Ballet Nacional de Cuba danced "Giselle" at Saratoga Performing Arts Center.
“Giselle” is one of the oldest surviving ballets. Dating back to 1841, not much predates it. And it remains, at least for me, the most romantic of Romantic ballets.
But often, productions can seem stale, quaint or just plain old-fashioned. This is not the case with the Ballet Nacional de Cuba’s rendering that was seen this week at the Saratoga Performing Arts Center. Everything about it -- the sets, the costumes and the dancing were impeccable. But what brought it to the level of undeniable beauty – was the choreography by Cuba’s iconic ballerina Alicia Alonso. A former member of the Ballet Russe de Monte Carlo, American Ballet Theatre and George Balanchine’s first New York troupe, American Ballet Caravan, Alonso learned from the best. And what she created in the second act – in which the vaporous Wilis devour men who betray them – was a scene of beauty and menace that is out of range for words.
Throughout her years as a dancer, Alonso was known for her Giselle – the delicate peasant girl who is wooed and falls for a handsome Royal, but dies when she learns he is engaged to another.
Alonso has clearly passed on her impassioned brilliance for the role to Grettel Morejon who portrayed the pretty innocent with heart-breaking fragility. Everyone in the seats truly believed she loves Albrecht; and Albrecht loves her. But when it is revealed that he is a duke, engaged to the glamorous Princess Bathilde, Giselle is shattered and dies.
The first act, in which we meet Giselle and her true love, starts as a happy one. It is harvest time and friends of Giselle are celebrating her betrothal. Hilarion, who is also in love with Giselle, is spoiling the levity by trying to insinuate himself between them. But nothing can dampen their joyous unity – until Albrecht’s deception is revealed.

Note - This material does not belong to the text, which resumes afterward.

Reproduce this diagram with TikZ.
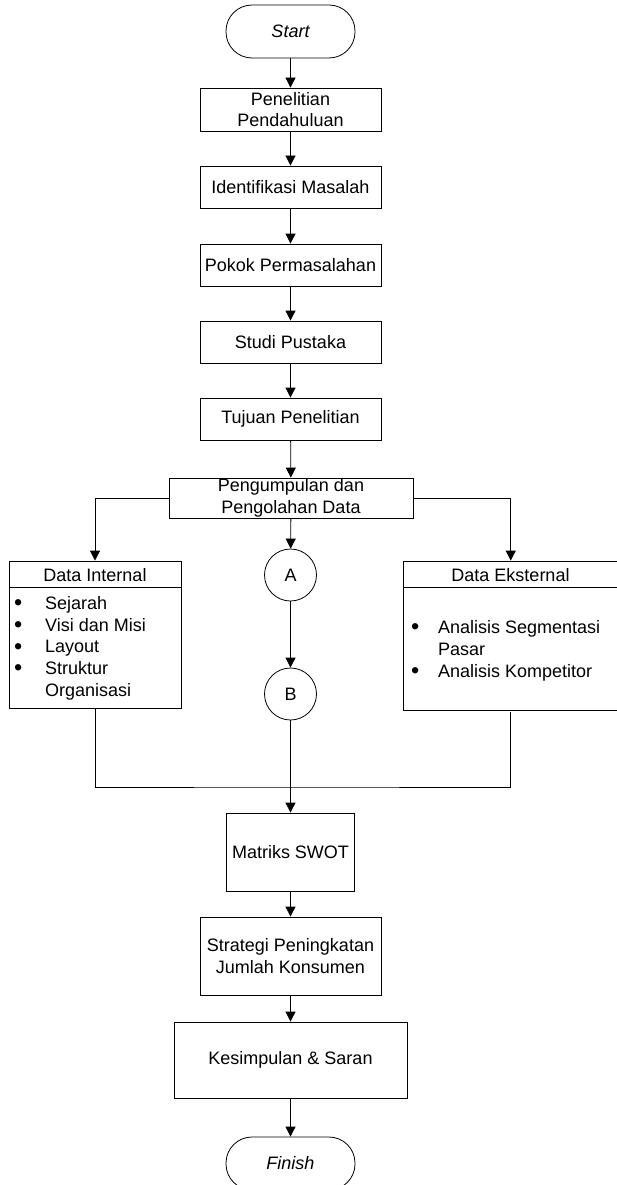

The dancing was crisp and buoyant – a quartet of men showed the power of their Russian-based technique as they sprung straight in the air in hovering air splits. And the emotions, especially from Morejon, were delivered with convincing fervor.
The second act, however, demanded that the audience acknowledge Ballet Nacional de Cuba’s greatness and importance. The scenes with the Wilis – all in white with ankle-length tutus – extolled gorgeous precision and power. The band of 24 ghostly women hovered in the forest near Giselle’s grave. At first, they moved like a bouquet of crystal flowers rotating in the moonlight – a glowing, alluring vision.
Yet upon meeting Hilarion, who grieved at Giselle’s grave, they transformed into an army of single-minded steel, entrapping and killing him. Abrecht was next, but Giselle rose from her grave and begged the Wilis Queen, Myrtha, to let him pass unharmed.
As the Wilis dispersed, the duet with Morejon and Rafael Quenedit as Albrecht was sweet and touching. As the sun rose, Giselle slipped from his arms and melted back into her grave. Albrecht fell upon its bed, crushed with grief.